NIPS 2017
Mon Dec 4th through Sat the 9th, 2017 at Long Beach Convention Center
Paper ID: 590 Online multiclass boosting

### Reviewer 1

This paper aims to develop online version of the multiclass boosting algorithm. The authors combine the ideas in  and  I order to develop their framework. Overall, the paper is well written and easy to follow. It also seems that framework is technically sound. However, there are certain parts of the paper that is not well-justified or motivated. I talk about them below: 1- The title of Section 3 is “an optimal algorithm”. It is not clear in what sense the developed algorithm in this section is optimal. There is no theory proving that the bounds obtained using the developed algorithm is optimal for online multi-class boosting. If mistakes bounds of O(T) (for example in case of 0-1 loss) is optimal for online multi-class boosting, it should be proved or there should be some reference to where is has already been shown. 2- Now, let's say it can be proved that such bounds are optimal for online boosting. What is the motivation behind online boosting when the bounds are suboptimal when compared to online learning with expert advice (O(log(T))?
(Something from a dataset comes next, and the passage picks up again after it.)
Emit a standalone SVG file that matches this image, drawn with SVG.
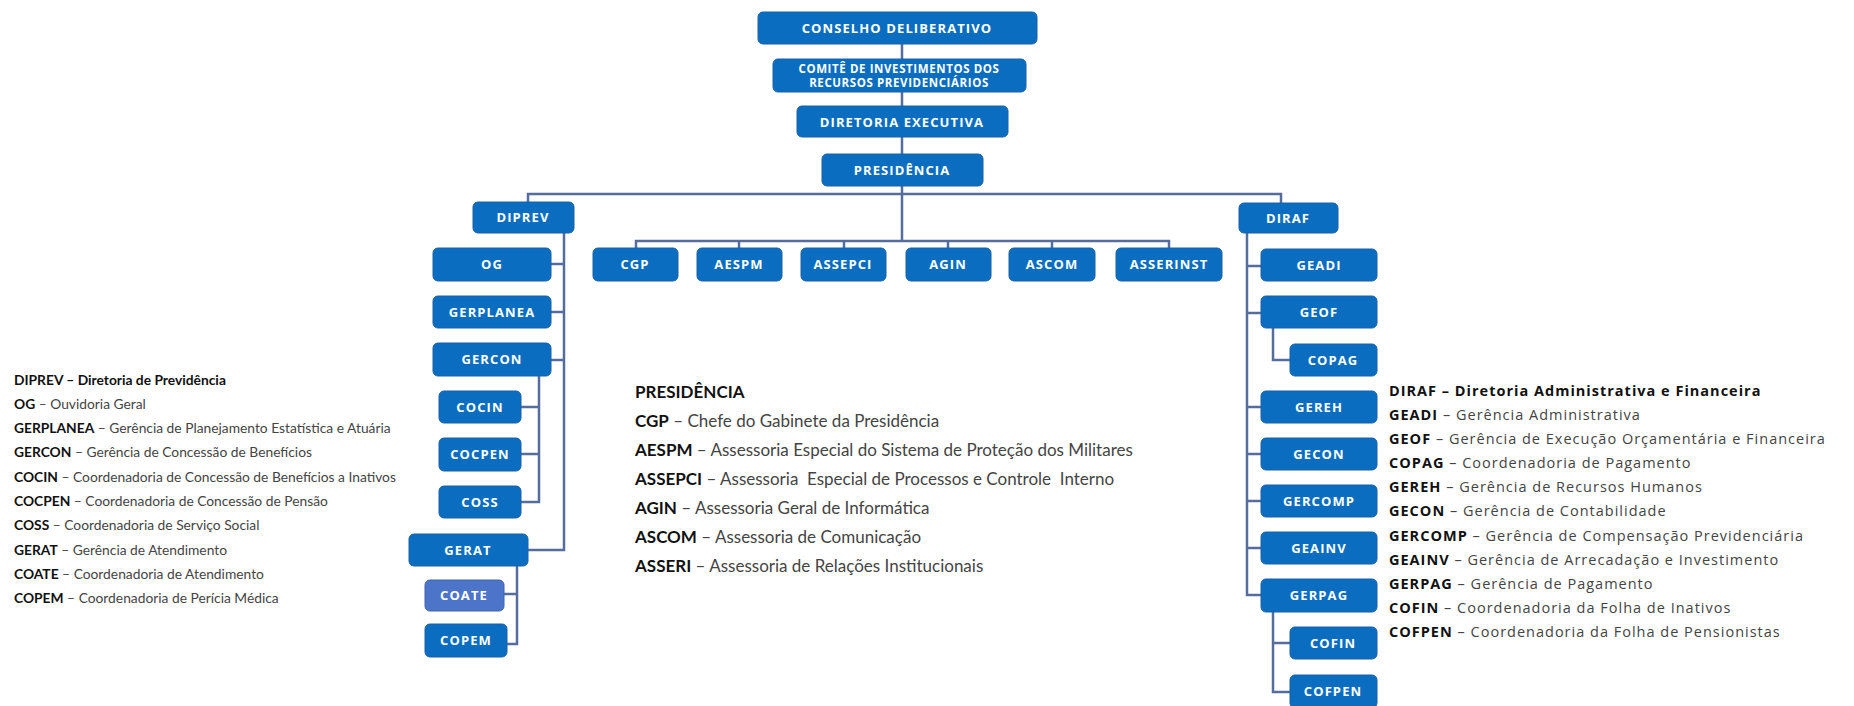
<svg xmlns="http://www.w3.org/2000/svg" width="1854" height="706" viewBox="0 0 1854 706">
<style>
.n{fill:#0B6DC0;stroke:#1A62A8;stroke-width:1}
.n2{fill:#4C74C8;stroke:#3F63AE;stroke-width:1}
.t{font-family:"Open Sans","DejaVu Sans",sans-serif;font-weight:bold;font-size:13px;fill:#ffffff;text-anchor:middle;letter-spacing:1.1px}
.ts{font-size:11.5px;letter-spacing:0.6px}
.c{fill:none;stroke:#566C9C;stroke-width:2.5}
.l{font-family:Lato,"Open Sans",sans-serif;font-size:13.8px;fill:#444444}
.m{font-family:Lato,"Open Sans",sans-serif;font-size:17px;fill:#444444;white-space:pre}
.r{font-family:"Open Sans",Lato,sans-serif;font-size:14.5px;letter-spacing:1px;fill:#444444}
.b{font-weight:bold;fill:#111111}
</style>
<rect width="1854" height="706" fill="#ffffff"/>
<g id="connectors">
<path class="c" d="M902,44V59M902,92V106M902,137V154M902,186V241"/>
<path class="c" d="M528,202V194H1281V203"/>
<path class="c" d="M636,248V241H1169V248M739,241V248M844,241V248M948,241V248M1052,241V248"/>
<path class="c" d="M564,233V550H528M551,264H564M551,312H564M551,360H564"/>
<path class="c" d="M539,376V502H521M521,407H539M521,454H539"/>
<path class="c" d="M517,566V644H507M504,594H517"/>
<path class="c" d="M1247,233V595H1261M1247,266H1261M1247,313H1261M1247,407H1261M1247,454H1261M1247,501H1261M1247,548H1261"/>
<path class="c" d="M1273,328V360H1290"/>
<path class="c" d="M1273,612V692H1290M1273,643H1290"/>
</g>
<g id="conselho"><rect class="n" x="758" y="12" width="279" height="32" rx="5"/><text class="t" x="897" y="33">CONSELHO DELIBERATIVO</text></g>
<g id="comite"><rect class="n" x="773" y="59" width="253" height="33" rx="5"/><text class="t ts" x="899" y="73">COMITÊ DE INVESTIMENTOS DOS</text><text class="t ts" x="899" y="87">RECURSOS PREVIDENCIÁRIOS</text></g>
<g id="diretoria"><rect class="n" x="797" y="106" width="211" height="31" rx="5"/><text class="t" x="902" y="127">DIRETORIA EXECUTIVA</text></g>
<g id="presidencia"><rect class="n" x="822" y="154" width="161" height="32" rx="5"/><text class="t" x="902" y="175">PRESIDÊNCIA</text></g>
<g id="diprev"><rect class="n" x="473" y="202" width="101" height="31" rx="5"/><text class="t" x="523" y="222">DIPREV</text></g>
<g id="diraf"><rect class="n" x="1239" y="203" width="99" height="30" rx="5"/><text class="t" x="1288" y="223">DIRAF</text></g>
<g id="cgp"><rect class="n" x="593" y="248" width="85" height="33" rx="5"/><text class="t" x="635" y="269">CGP</text></g>
<g id="aespm"><rect class="n" x="697" y="248" width="85" height="33" rx="5"/><text class="t" x="739" y="269">AESPM</text></g>
<g id="assepci"><rect class="n" x="801" y="248" width="85" height="33" rx="5"/><text class="t" x="843" y="269">ASSEPCI</text></g>
<g id="agin"><rect class="n" x="906" y="248" width="85" height="33" rx="5"/><text class="t" x="948" y="269">AGIN</text></g>
<g id="ascom"><rect class="n" x="1009" y="248" width="86" height="33" rx="5"/><text class="t" x="1052" y="269">ASCOM</text></g>
<g id="asserinst"><rect class="n" x="1116" y="248" width="106" height="33" rx="5"/><text class="t" x="1169" y="269">ASSERINST</text></g>
<g id="og"><rect class="n" x="433" y="248" width="118" height="33" rx="5"/><text class="t" x="492" y="269">OG</text></g>
<g id="gerplanea"><rect class="n" x="433" y="296" width="118" height="32" rx="5"/><text class="t" x="492" y="317">GERPLANEA</text></g>
<g id="gercon"><rect class="n" x="433" y="343" width="118" height="33" rx="5"/><text class="t" x="492" y="364">GERCON</text></g>
<g id="cocin"><rect class="n" x="439" y="391" width="82" height="32" rx="5"/><text class="t" x="480" y="412">COCIN</text></g>
<g id="cocpen"><rect class="n" x="439" y="438" width="82" height="33" rx="5"/><text class="t" x="480" y="459">COCPEN</text></g>
<g id="coss"><rect class="n" x="439" y="486" width="82" height="32" rx="5"/><text class="t" x="480" y="507">COSS</text></g>
<g id="gerat"><rect class="n" x="409" y="534" width="119" height="32" rx="5"/><text class="t" x="468" y="555">GERAT</text></g>
<g id="coate"><rect class="n2" x="425" y="580" width="79" height="31" rx="5"/><text class="t" x="464" y="600">COATE</text></g>
<g id="copem"><rect class="n" x="425" y="624" width="82" height="33" rx="5"/><text class="t" x="466" y="645">COPEM</text></g>
<g id="geadi"><rect class="n" x="1261" y="249" width="116" height="32" rx="5"/><text class="t" x="1319" y="270">GEADI</text></g>
<g id="geof"><rect class="n" x="1261" y="296" width="116" height="32" rx="5"/><text class="t" x="1319" y="317">GEOF</text></g>
<g id="copag"><rect class="n" x="1290" y="344" width="87" height="32" rx="5"/><text class="t" x="1333" y="365">COPAG</text></g>
<g id="gereh"><rect class="n" x="1261" y="391" width="116" height="32" rx="5"/><text class="t" x="1319" y="412">GEREH</text></g>
<g id="gecon"><rect class="n" x="1261" y="438" width="116" height="32" rx="5"/><text class="t" x="1319" y="459">GECON</text></g>
<g id="gercomp"><rect class="n" x="1261" y="485" width="116" height="32" rx="5"/><text class="t" x="1319" y="506">GERCOMP</text></g>
<g id="geainv"><rect class="n" x="1261" y="532" width="116" height="32" rx="5"/><text class="t" x="1319" y="553">GEAINV</text></g>
<g id="gerpag"><rect class="n" x="1261" y="579" width="116" height="33" rx="5"/><text class="t" x="1319" y="600">GERPAG</text></g>
<g id="cofin"><rect class="n" x="1290" y="627" width="87" height="32" rx="5"/><text class="t" x="1333" y="648">COFIN</text></g>
<g id="cofpen"><rect class="n" x="1290" y="675" width="87" height="33" rx="5"/><text class="t" x="1333" y="696">COFPEN</text></g>
<g id="legend-diprev">
<text class="l b" x="14" y="385">DIPREV – Diretoria de Previdência</text>
<text class="l" x="14" y="409"><tspan class="b">OG</tspan> – Ouvidoria Geral</text>
<text class="l" x="14" y="433"><tspan class="b">GERPLANEA</tspan> – Gerência de Planejamento Estatística e Atuária</text>
<text class="l" x="14" y="457"><tspan class="b">GERCON</tspan> – Gerência de Concessão de Benefícios</text>
<text class="l" x="14" y="482"><tspan class="b">COCIN</tspan> – Coordenadoria de Concessão de Benefícios a Inativos</text>
<text class="l" x="14" y="506"><tspan class="b">COCPEN</tspan> – Coordenadoria de Concessão de Pensão</text>
<text class="l" x="14" y="530"><tspan class="b">COSS</tspan> – Coordenadoria de Serviço Social</text>
<text class="l" x="14" y="555"><tspan class="b">GERAT</tspan> – Gerência de Atendimento</text>
<text class="l" x="14" y="579"><tspan class="b">COATE</tspan> – Coordenadoria de Atendimento</text>
<text class="l" x="14" y="603"><tspan class="b">COPEM</tspan> – Coordenadoria de Perícia Médica</text>
</g>
<g id="legend-presidencia">
<text class="m b" x="635" y="398">PRESIDÊNCIA</text>
<text class="m" x="635" y="427"><tspan class="b">CGP</tspan> – Chefe do Gabinete da Presidência</text>
<text class="m" x="635" y="456"><tspan class="b">AESPM</tspan> – Assessoria Especial do Sistema de Proteção dos Militares</text>
<text class="m" x="635" y="485"><tspan class="b">ASSEPCI</tspan> – Assessoria  Especial de Processos e Controle  Interno</text>
<text class="m" x="635" y="514"><tspan class="b">AGIN</tspan> – Assessoria Geral de Informática</text>
<text class="m" x="635" y="543"><tspan class="b">ASCOM</tspan> – Assessoria de Comunicação</text>
<text class="m" x="635" y="572"><tspan class="b">ASSERI</tspan> – Assessoria de Relações Institucionais</text>
</g>
<g id="legend-diraf">
<text class="r b" x="1389" y="396">DIRAF – Diretoria Administrativa e Financeira</text>
<text class="r" x="1389" y="420"><tspan class="b">GEADI</tspan> – Gerência Administrativa</text>
<text class="r" x="1389" y="444"><tspan class="b">GEOF</tspan> – Gerência de Execução Orçamentária e Financeira</text>
<text class="r" x="1389" y="468"><tspan class="b">COPAG</tspan> – Coordenadoria de Pagamento</text>
<text class="r" x="1389" y="492"><tspan class="b">GEREH</tspan> – Gerência de Recursos Humanos</text>
<text class="r" x="1389" y="516"><tspan class="b">GECON</tspan> – Gerência de Contabilidade</text>
<text class="r" x="1389" y="541"><tspan class="b">GERCOMP</tspan> – Gerência de Compensação Previdenciária</text>
<text class="r" x="1389" y="565"><tspan class="b">GEAINV</tspan> – Gerência de Arrecadação e Investimento</text>
<text class="r" x="1389" y="589"><tspan class="b">GERPAG</tspan> – Gerência de Pagamento</text>
<text class="r" x="1389" y="613"><tspan class="b">COFIN</tspan> – Coordenadoria da Folha de Inativos</text>
<text class="r" x="1389" y="637"><tspan class="b">COFPEN</tspan> – Coordenadoria da Folha de Pensionistas</text>
</g>
</svg>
Why having multiple weak learners are useful at all when it doesn’t lead to better results in terms of (mistake) bounds compared to standard online learning models? 3- Given that in online boosting, you already have all the weak learners available, why do you still calculate the potential function sequentially, assuming you don’t have the knowledge of labels for any weak learner after the current weak learner i. This is reflected in designing the potential function in Equation (3) which results in computing the weights w^i(t) and cost matrix D_t^i sequentially. To me, it seems that computing the potential function by using the outputs of all weak learners is more precise and I am not sure why such an approach is not taken here. Will that result in better bounds? And here are some minor problems: Section 3.1: what do you mean by “For optimal algorithm, we assume that \alpha_t^{i}=1, \forall i,t”? The notation is sometimes difficult. As an example, it took me some times to understand s(r) in Section 3.1 refers to element r of vector s. I would have used s[r] instead of s(t) to prevent the confusion with a function. Section 3.2: “Under 0-1 loss” is repeated twice in 3rd sentence.

### Reviewer 2

This paper develops appropriate theory and proposes two algorithms for online multi class boosting. One particularly notable result is a weak learning condition for online multi class boosting. This paper would be a notable addition to this recently growing literature, therefore, I recommend acceptance. A few comments: 1. On page 3, in definition 1, it is worth commenting on whether there are any theoretical developments describing how S, the excess loss, decreases with the number of training examples. This would seem a basic requirement for weak learning in an online setting. 2. In the experimental section, it is worth noting that the comparison to the original online boosting algorithm is not quite fair since it was developed as a two-class algorithm. The experimental results on the online boosting algorithm are worth retaining because, as the authors point out, it is a good baseline.